The market is “dominated by option sellers.”
That’s according to JPMorgan analysts led by Marko Kolanovic, who on Monday called volatility “artificially low.”
As discussed in the latest weekly+, realized vol collapsed this month into a very compressed range of daily closing spot outcomes. Through last week, the S&P had moved 1% or more on a closing basis on only one session in April. That’s conducive to an ongoing re-allocation bid from the vol control universe, which serves to further tamp down volatility.
“Pervasive overwriting and underwriting supply [kept] dealers absolutely stuffed with gamma, ‘insulating’ the market from gappy moves [with] a profound second-order impact [that] feeds back into significant mechanical re-allocation flows from systematic investors, whose passive demand then further compresses sell-off risk,” Nomura’s Charlie McElligott said Monday.
On Nomura’s estimates, CTA buying across global equities came to more than $80 billion since March 14. The vol control bid was $25 billion over the same period, according to the bank’s model.
“Selling of options forces intraday reversion, leaving the market price virtually unchanged many days [which] in turn drives buying of stocks by funds that mechanically increase exposure when volatility declines,” Kolanovic wrote, citing the vol targeting crowd and risk parity.

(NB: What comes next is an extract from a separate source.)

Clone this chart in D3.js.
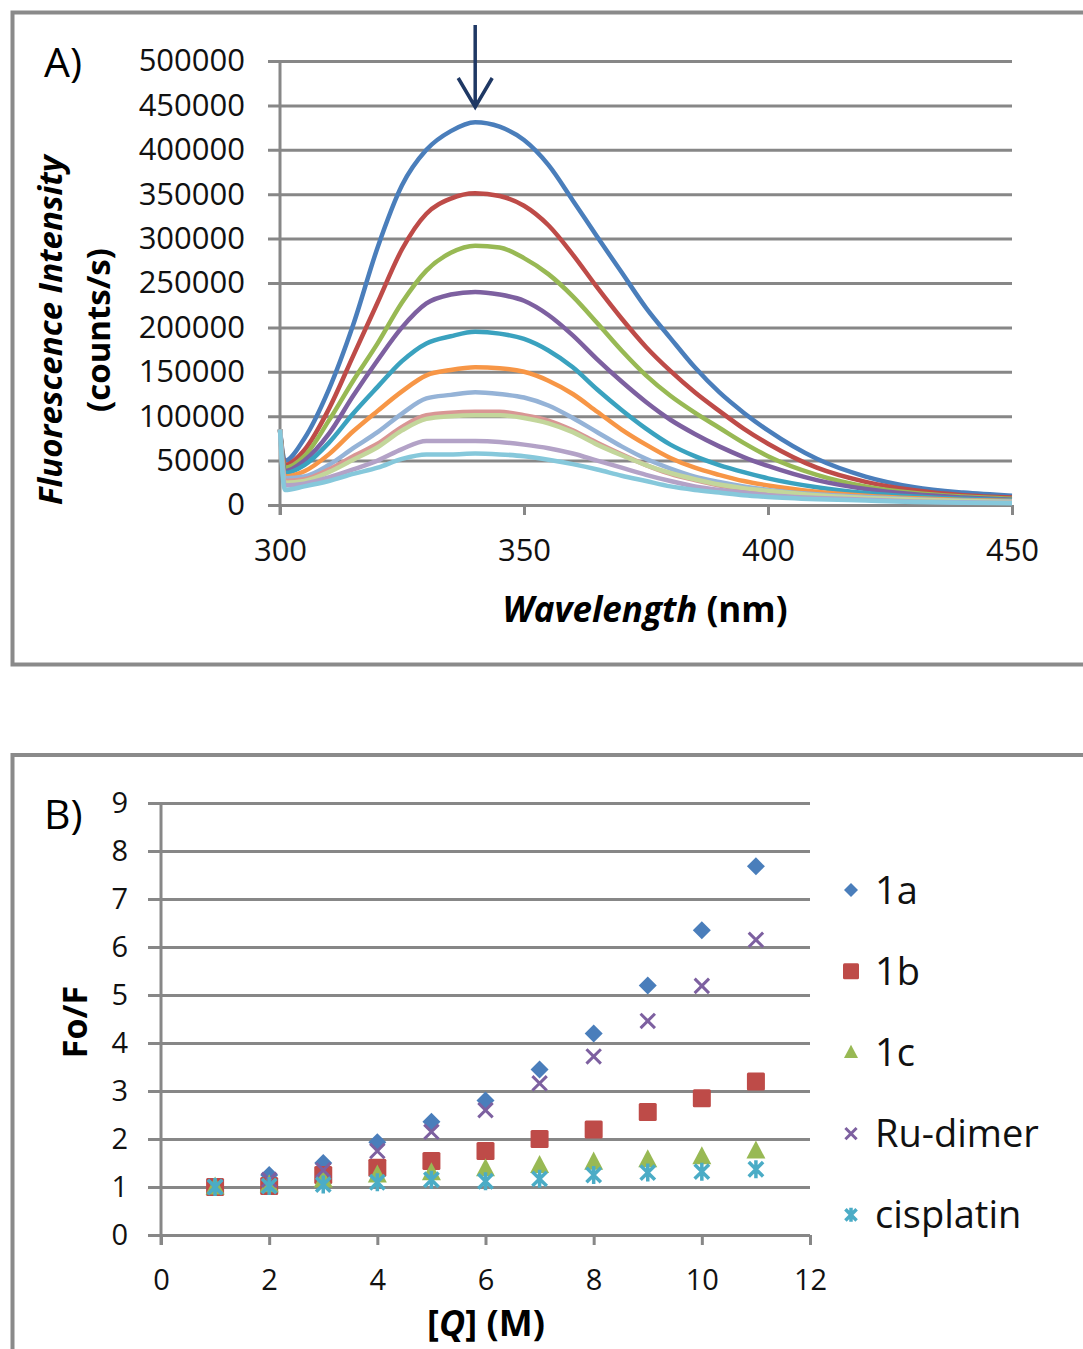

This is familiar territory for many readers, and as such conjures a Rolodex of familiar talking points and McElligott quotables. “Volatility is your exposure toggle,” and volatility is low. The rise of 0DTE options makes every session “its own ecosystem,” as same-day monetization, hedging and daily unwinding of directional winners creates a predictable “reversal flow” that compresses close-to-close vol in stark contrast to what, on some days, is pronounced intraday “lunging.” And so on.
It’s all self-fulfilling, and failing to grasp it leaves some fundamental, top-down strategists grasping at various straws to explain why equities remain resilient in the face of everything from a Fed intent on “higher for longer” to bank failures to a prospective US default.
As Charlie noted Monday, selling vol “has been relentlessly smooth and profitable” since March’s bank theatrics. The deposit crisis “created a hedging bid to fade, whether through selling one-month or dailies,” he remarked.
The VIX, meanwhile, is (or at least was) also in thrall of options-related dynamics and systematic flows+.
If you ask Kolanovic, the VIX is “dislocated from many perspectives,” including “relative to other option markets, relative to high short-term rates and… relative to the stage of the cycle.” He called low vol “an anomaly” that’s “unlikely to be sustained for long.”
This is reminiscent of last week, when Marko noted that “markets often bottom before the end of a recession, but not before the beginning of one.” JPMorgan still expects the macro to worsen over the course of 2023, and Kolanovic worries low vol is “artificially suppress[ing] perceptions of macro fundamental risk.”
Ultimately, JPMorgan called current levels of equity volatility “unusually low” given higher rates, tighter financial conditions, elevated macro risks and geopolitical tensions.
The next several sessions could be make or break for equities vol. The door is open to a wider range of potential spot outcomes following Friday’s OpEx and, as McElligott wrote, “this is the week for ‘earnings as a vol catalyst.'” Mega-cap US tech is on deck with results.





Great summation, sir. Thanks.
SPX of 4100+ at this time in the cycle, whatever is sustaining it, suggests a leg down to the extent that earnings may impact it. Tech earnings have the spotlight. I’m not optimistic.